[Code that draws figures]
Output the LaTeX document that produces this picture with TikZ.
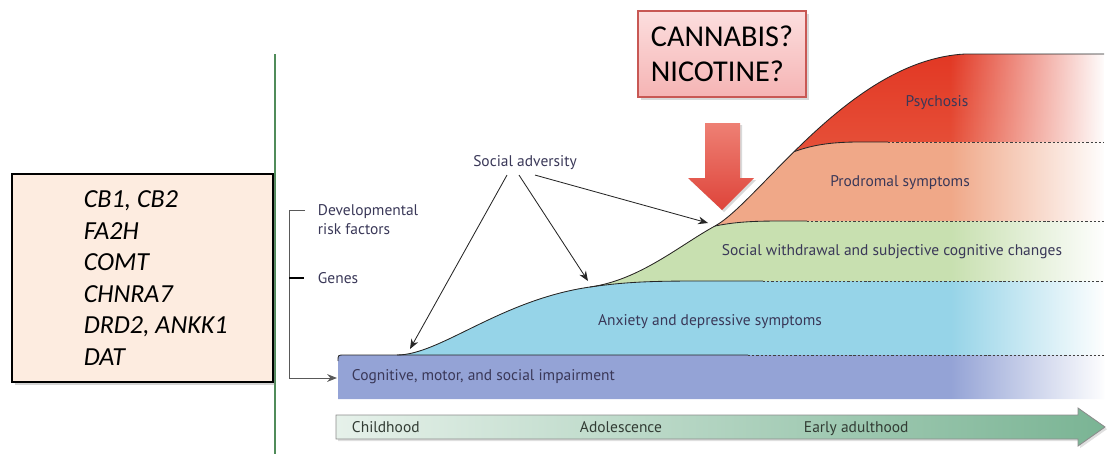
\documentclass[tikz,border=0pt]{standalone}
\usepackage{fontspec}
\setmainfont{Carlito}
\newfontfamily\lancetfont{PT Sans}
\usetikzlibrary{positioning,shadows,fadings,calc,arrows.meta}

\definecolor{bandblue}{RGB}{148,163,214}
\definecolor{anxcyan}{RGB}{150,212,232}
\definecolor{withgreen}{RGB}{200,224,176}
\definecolor{prodsalmon}{RGB}{240,168,136}
\definecolor{psyred}{RGB}{226,56,36}
\definecolor{psylight}{RGB}{238,130,100}
\definecolor{labelink}{RGB}{58,56,88}
\definecolor{timeink}{RGB}{50,60,52}
\definecolor{genefill}{RGB}{253,236,224}
\definecolor{drugtop}{RGB}{252,222,222}
\definecolor{drugbottom}{RGB}{245,180,180}
\definecolor{drugedge}{RGB}{200,88,84}
\definecolor{arrowtop}{RGB}{238,128,116}
\definecolor{arrowbottom}{RGB}{222,68,58}
\definecolor{timeleft}{RGB}{230,241,234}
\definecolor{timeright}{RGB}{122,180,148}
\definecolor{sidegreen}{RGB}{80,140,90}

\tikzfading[name=fade to right, left color=transparent!100, right color=transparent!0]

\begin{document}
\begin{tikzpicture}[x=0.025cm,y=-0.025cm,
        lancet/.style={font=\lancetfont\fontsize{11}{13.5}\selectfont, text=labelink},
        timelabel/.style={font=\lancetfont\fontsize{11}{13.5}\selectfont, text=timeink, anchor=base west},
        edgeline/.style={draw=black!85, line width=0.6pt},
        dotline/.style={draw=black!75, line width=0.7pt, dash pattern=on 1.6pt off 1.4pt},
        pointer/.style={-{Stealth[length=7pt,width=5.5pt]}, black!85, line width=0.6pt},
        genebox/.style={draw=black, line width=1.4pt, fill=genefill, minimum width=6.5cm, minimum height=5.2cm,
            drop shadow={shadow xshift=2pt, shadow yshift=-2pt, opacity=0.35}},
        genetext/.style={font=\itshape\fontsize{18.5}{22.4}\selectfont, align=left, inner sep=0pt},
        drugbox/.style={draw=drugedge, line width=1.2pt, top color=drugtop, bottom color=drugbottom,
            minimum width=4.2cm, minimum height=2.15cm, align=left, font=\fontsize{21.5}{25}\selectfont,
            drop shadow={shadow xshift=2pt, shadow yshift=-2pt, opacity=0.3}}]

    \useasboundingbox (0,0) rectangle (1111,454);

    \draw[sidegreen, line width=0.8pt] (275,54) -- (275,454);

    \node[genebox] (genebox) at (142.5,278) {};
    \node[genetext, right=1.8cm of genebox.west] (genelist) {CB1, CB2\\FA2H\\COMT\\CHNRA7\\DRD2, ANKK1\\DAT};

    \node[drugbox] (drugbox) at (722,54) {CANNABIS?\\NICOTINE?};
    \shade[top color=arrowtop, bottom color=arrowbottom, drop shadow={shadow xshift=1.5pt, shadow yshift=-1.5pt, opacity=0.3}]
        (705,123) -- (740,123) -- (740,178) -- (754,178) -- (722,210) -- (688,178) -- (705,178) -- cycle;

    \shade[top color=psyred, bottom color=psylight]
        (397,355) .. controls (440,355) and (500,300) .. (590,287)
        .. controls (640,280) and (680,245) .. (715,226)
        .. controls (760,201) and (850,60) .. (965,54) -- (1104,54) -- (1104,356) -- cycle;
    \path (715,226) .. controls (760,201) and (850,60) .. (965,54) coordinate[pos=0.42] (br);

    \begin{scope}
        \clip (397,355) .. controls (440,355) and (500,300) .. (590,287)
            .. controls (640,280) and (680,245) .. (715,226)
            .. controls (760,201) and (850,60) .. (965,54) -- (1104,54) -- (1104,356) -- cycle;
        \fill[prodsalmon] (br) .. controls (815,144) and (835,142) .. (860,142) -- (1104,142)
            -- (1104,360) -- (300,360) -- ($(br)+(-500,0)$) -- cycle;
        \fill[withgreen] (715,226) .. controls (740,221) and (760,221) .. (790,221) -- (1104,221)
            -- (1104,360) -- (300,360) -- (300,226) -- cycle;
        \fill[anxcyan] (590,287) .. controls (625,282) and (650,281) .. (700,281) -- (1104,281)
            -- (1104,360) -- (300,360) -- (300,287) -- cycle;
    \end{scope}

    \fill[bandblue] (338,399) -- (338,361) .. controls (338,355) .. (344,355) -- (1104,355) -- (1104,399) -- cycle;
    \coordinate (bandleft) at (337,378);

    \fill[white, path fading=fade to right] (950,50) rectangle (1106,402);

    \draw[edgeline] (338,361) .. controls (338,355) .. (344,355) -- (748,355);
    \draw[edgeline] (397,355) .. controls (440,355) and (500,300) .. (590,287)
        .. controls (640,280) and (680,245) .. (715,226)
        .. controls (760,201) and (850,60) .. (965,54) -- (1104,54);
    \draw[edgeline] (590,287) .. controls (625,282) and (650,281) .. (700,281) -- (763,281);
    \draw[edgeline] (715,226) .. controls (740,221) and (760,221) .. (790,221) -- (807,221);
    \draw[edgeline] (br) .. controls (815,144) and (835,142) .. (860,142) -- (888,142);
    \draw[dotline] (748,355) -- (1104,355);
    \draw[dotline] (763,281) -- (1104,281);
    \draw[dotline] (807,221) -- (1104,221);
    \draw[dotline] (888,142) -- (1104,142);

    \node[lancet] (psychosis) at (937,103) {Psychosis};
    \node[lancet] (prodromal) at (900,183) {Prodromal symptoms};
    \node[lancet] (withdrawal) at (892,252) {Social withdrawal and subjective cognitive changes};
    \node[lancet] (anxiety) at (710,322) {Anxiety and depressive symptoms};
    \node[lancet, anchor=west] (impairment) at (347,377) {Cognitive, motor, and social impairment};

    \node[lancet] (adversity) at (525,163) {Social adversity};
    \coordinate (hitbase) at (410,349);
    \coordinate (hitanx) at (588,281);
    \coordinate (hitgreen) at (708,223);
    \path[pointer]
        ($(adversity.south)+(-18,0)$) edge (hitbase)
        ($(adversity.south)+(-6,0)$) edge (hitanx)
        ($(adversity.south)+(10,0)$) edge (hitgreen);

    \node[lancet, anchor=west, align=left] (devrisk) at (313,220) {Developmental\\risk factors};
    \node[lancet, anchor=west] (genes) at (313,278) {Genes};
    \draw[black!65, line width=0.7pt, -{Stealth[length=7pt,width=5.5pt]}] (305,210) -- (289,210) -- (289,378) -- (bandleft);
    \draw[black, line width=1.2pt] (289,278) -- (304,278);

    \shadedraw[left color=timeleft, right color=timeright, draw=black!45, line width=0.6pt,
        drop shadow={shadow xshift=1.5pt, shadow yshift=-1.5pt, opacity=0.25}]
        (336,415) -- (1078,415) -- (1078,408) -- (1105,427) -- (1078,446) -- (1078,439) -- (336,439) -- cycle;
    \node[timelabel] (childhood) at (347,432) {Childhood};
    \node[timelabel] (adolescence) at (575,432) {Adolescence};
    \node[timelabel] (adulthood) at (799,432) {Early adulthood};

\end{tikzpicture}
\end{document}
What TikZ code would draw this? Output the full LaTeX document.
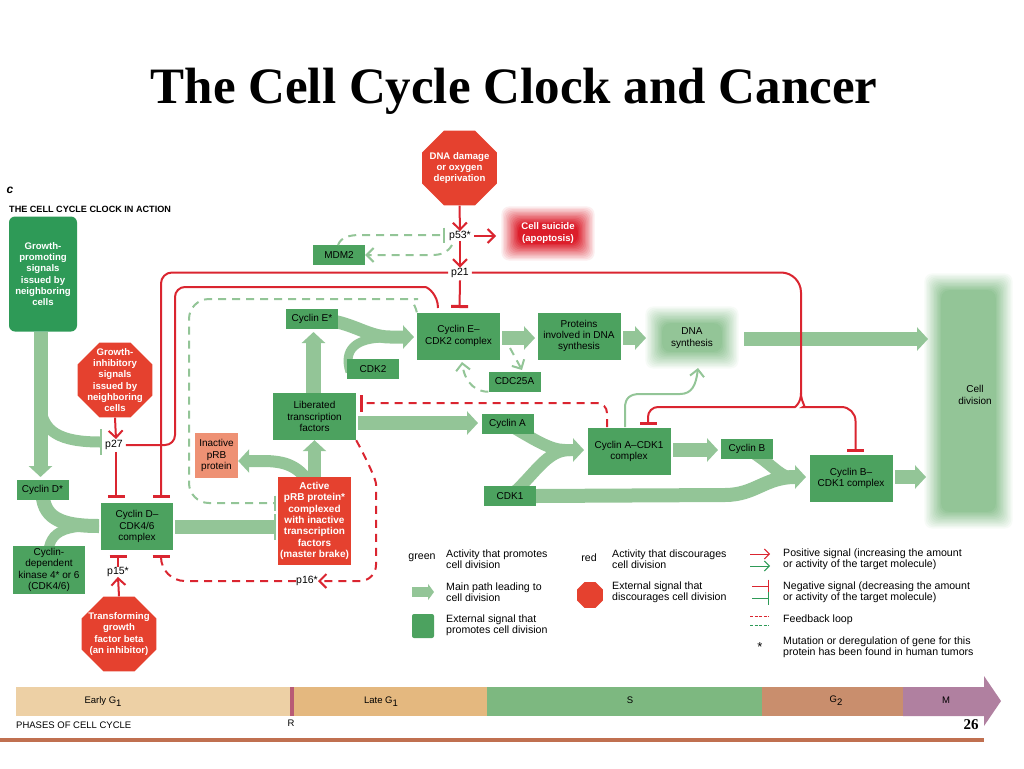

Instructions to follow – Output all of the entries verbatim, leaving out any images.

Finished exercise –
Output the LaTeX document that produces this picture with TikZ.
\documentclass[tikz,border=0pt]{standalone}
\usepackage{fontspec}
\setmainfont{Carlito}
\newfontfamily\lancetfont{PT Sans}
\usetikzlibrary{positioning,shadows,fadings,calc,arrows.meta}

\definecolor{bandblue}{RGB}{148,163,214}
\definecolor{anxcyan}{RGB}{150,212,232}
\definecolor{withgreen}{RGB}{200,224,176}
\definecolor{prodsalmon}{RGB}{240,168,136}
\definecolor{psyred}{RGB}{226,56,36}
\definecolor{psylight}{RGB}{238,130,100}
\definecolor{labelink}{RGB}{58,56,88}
\definecolor{timeink}{RGB}{50,60,52}
\definecolor{genefill}{RGB}{253,236,224}
\definecolor{drugtop}{RGB}{252,222,222}
\definecolor{drugbottom}{RGB}{245,180,180}
\definecolor{drugedge}{RGB}{200,88,84}
\definecolor{arrowtop}{RGB}{238,128,116}
\definecolor{arrowbottom}{RGB}{222,68,58}
\definecolor{timeleft}{RGB}{230,241,234}
\definecolor{timeright}{RGB}{122,180,148}
\definecolor{sidegreen}{RGB}{80,140,90}

\tikzfading[name=fade to right, left color=transparent!100, right color=transparent!0]

\begin{document}
\begin{tikzpicture}[x=0.025cm,y=-0.025cm,
        lancet/.style={font=\lancetfont\fontsize{11}{13.5}\selectfont, text=labelink},
        timelabel/.style={font=\lancetfont\fontsize{11}{13.5}\selectfont, text=timeink, anchor=base west},
        edgeline/.style={draw=black!85, line width=0.6pt},
        dotline/.style={draw=black!75, line width=0.7pt, dash pattern=on 1.6pt off 1.4pt},
        pointer/.style={-{Stealth[length=7pt,width=5.5pt]}, black!85, line width=0.6pt},
        genebox/.style={draw=black, line width=1.4pt, fill=genefill, minimum width=6.5cm, minimum height=5.2cm,
            drop shadow={shadow xshift=2pt, shadow yshift=-2pt, opacity=0.35}},
        genetext/.style={font=\itshape\fontsize{18.5}{22.4}\selectfont, align=left, inner sep=0pt},
        drugbox/.style={draw=drugedge, line width=1.2pt, top color=drugtop, bottom color=drugbottom,
            minimum width=4.2cm, minimum height=2.15cm, align=left, font=\fontsize{21.5}{25}\selectfont,
            drop shadow={shadow xshift=2pt, shadow yshift=-2pt, opacity=0.3}}]

    \useasboundingbox (0,0) rectangle (1111,454);

    \draw[sidegreen, line width=0.8pt] (275,54) -- (275,454);

    \node[genebox] (genebox) at (142.5,278) {};
    \node[genetext, right=1.8cm of genebox.west] (genelist) {CB1, CB2\\FA2H\\COMT\\CHNRA7\\DRD2, ANKK1\\DAT};

    \node[drugbox] (drugbox) at (722,54) {CANNABIS?\\NICOTINE?};
    \shade[top color=arrowtop, bottom color=arrowbottom, drop shadow={shadow xshift=1.5pt, shadow yshift=-1.5pt, opacity=0.3}]
        (705,123) -- (740,123) -- (740,178) -- (754,178) -- (722,210) -- (688,178) -- (705,178) -- cycle;

    \shade[top color=psyred, bottom color=psylight]
        (397,355) .. controls (440,355) and (500,300) .. (590,287)
        .. controls (640,280) and (680,245) .. (715,226)
        .. controls (760,201) and (850,60) .. (965,54) -- (1104,54) -- (1104,356) -- cycle;
    \path (715,226) .. controls (760,201) and (850,60) .. (965,54) coordinate[pos=0.42] (br);

    \begin{scope}
        \clip (397,355) .. controls (440,355) and (500,300) .. (590,287)
            .. controls (640,280) and (680,245) .. (715,226)
            .. controls (760,201) and (850,60) .. (965,54) -- (1104,54) -- (1104,356) -- cycle;
        \fill[prodsalmon] (br) .. controls (815,144) and (835,142) .. (860,142) -- (1104,142)
            -- (1104,360) -- (300,360) -- ($(br)+(-500,0)$) -- cycle;
        \fill[withgreen] (715,226) .. controls (740,221) and (760,221) .. (790,221) -- (1104,221)
            -- (1104,360) -- (300,360) -- (300,226) -- cycle;
        \fill[anxcyan] (590,287) .. controls (625,282) and (650,281) .. (700,281) -- (1104,281)
            -- (1104,360) -- (300,360) -- (300,287) -- cycle;
    \end{scope}

    \fill[bandblue] (338,399) -- (338,361) .. controls (338,355) .. (344,355) -- (1104,355) -- (1104,399) -- cycle;
    \coordinate (bandleft) at (337,378);

    \fill[white, path fading=fade to right] (950,50) rectangle (1106,402);

    \draw[edgeline] (338,361) .. controls (338,355) .. (344,355) -- (748,355);
    \draw[edgeline] (397,355) .. controls (440,355) and (500,300) .. (590,287)
        .. controls (640,280) and (680,245) .. (715,226)
        .. controls (760,201) and (850,60) .. (965,54) -- (1104,54);
    \draw[edgeline] (590,287) .. controls (625,282) and (650,281) .. (700,281) -- (763,281);
    \draw[edgeline] (715,226) .. controls (740,221) and (760,221) .. (790,221) -- (807,221);
    \draw[edgeline] (br) .. controls (815,144) and (835,142) .. (860,142) -- (888,142);
    \draw[dotline] (748,355) -- (1104,355);
    \draw[dotline] (763,281) -- (1104,281);
    \draw[dotline] (807,221) -- (1104,221);
    \draw[dotline] (888,142) -- (1104,142);

    \node[lancet] (psychosis) at (937,103) {Psychosis};
    \node[lancet] (prodromal) at (900,183) {Prodromal symptoms};
    \node[lancet] (withdrawal) at (892,252) {Social withdrawal and subjective cognitive changes};
    \node[lancet] (anxiety) at (710,322) {Anxiety and depressive symptoms};
    \node[lancet, anchor=west] (impairment) at (347,377) {Cognitive, motor, and social impairment};

    \node[lancet] (adversity) at (525,163) {Social adversity};
    \coordinate (hitbase) at (410,349);
    \coordinate (hitanx) at (588,281);
    \coordinate (hitgreen) at (708,223);
    \path[pointer]
        ($(adversity.south)+(-18,0)$) edge (hitbase)
        ($(adversity.south)+(-6,0)$) edge (hitanx)
        ($(adversity.south)+(10,0)$) edge (hitgreen);

    \node[lancet, anchor=west, align=left] (devrisk) at (313,220) {Developmental\\risk factors};
    \node[lancet, anchor=west] (genes) at (313,278) {Genes};
    \draw[black!65, line width=0.7pt, -{Stealth[length=7pt,width=5.5pt]}] (305,210) -- (289,210) -- (289,378) -- (bandleft);
    \draw[black, line width=1.2pt] (289,278) -- (304,278);

    \shadedraw[left color=timeleft, right color=timeright, draw=black!45, line width=0.6pt,
        drop shadow={shadow xshift=1.5pt, shadow yshift=-1.5pt, opacity=0.25}]
        (336,415) -- (1078,415) -- (1078,408) -- (1105,427) -- (1078,446) -- (1078,439) -- (336,439) -- cycle;
    \node[timelabel] (childhood) at (347,432) {Childhood};
    \node[timelabel] (adolescence) at (575,432) {Adolescence};
    \node[timelabel] (adulthood) at (799,432) {Early adulthood};

\end{tikzpicture}
\end{document}
What TikZ code would draw this? Output the full LaTeX document.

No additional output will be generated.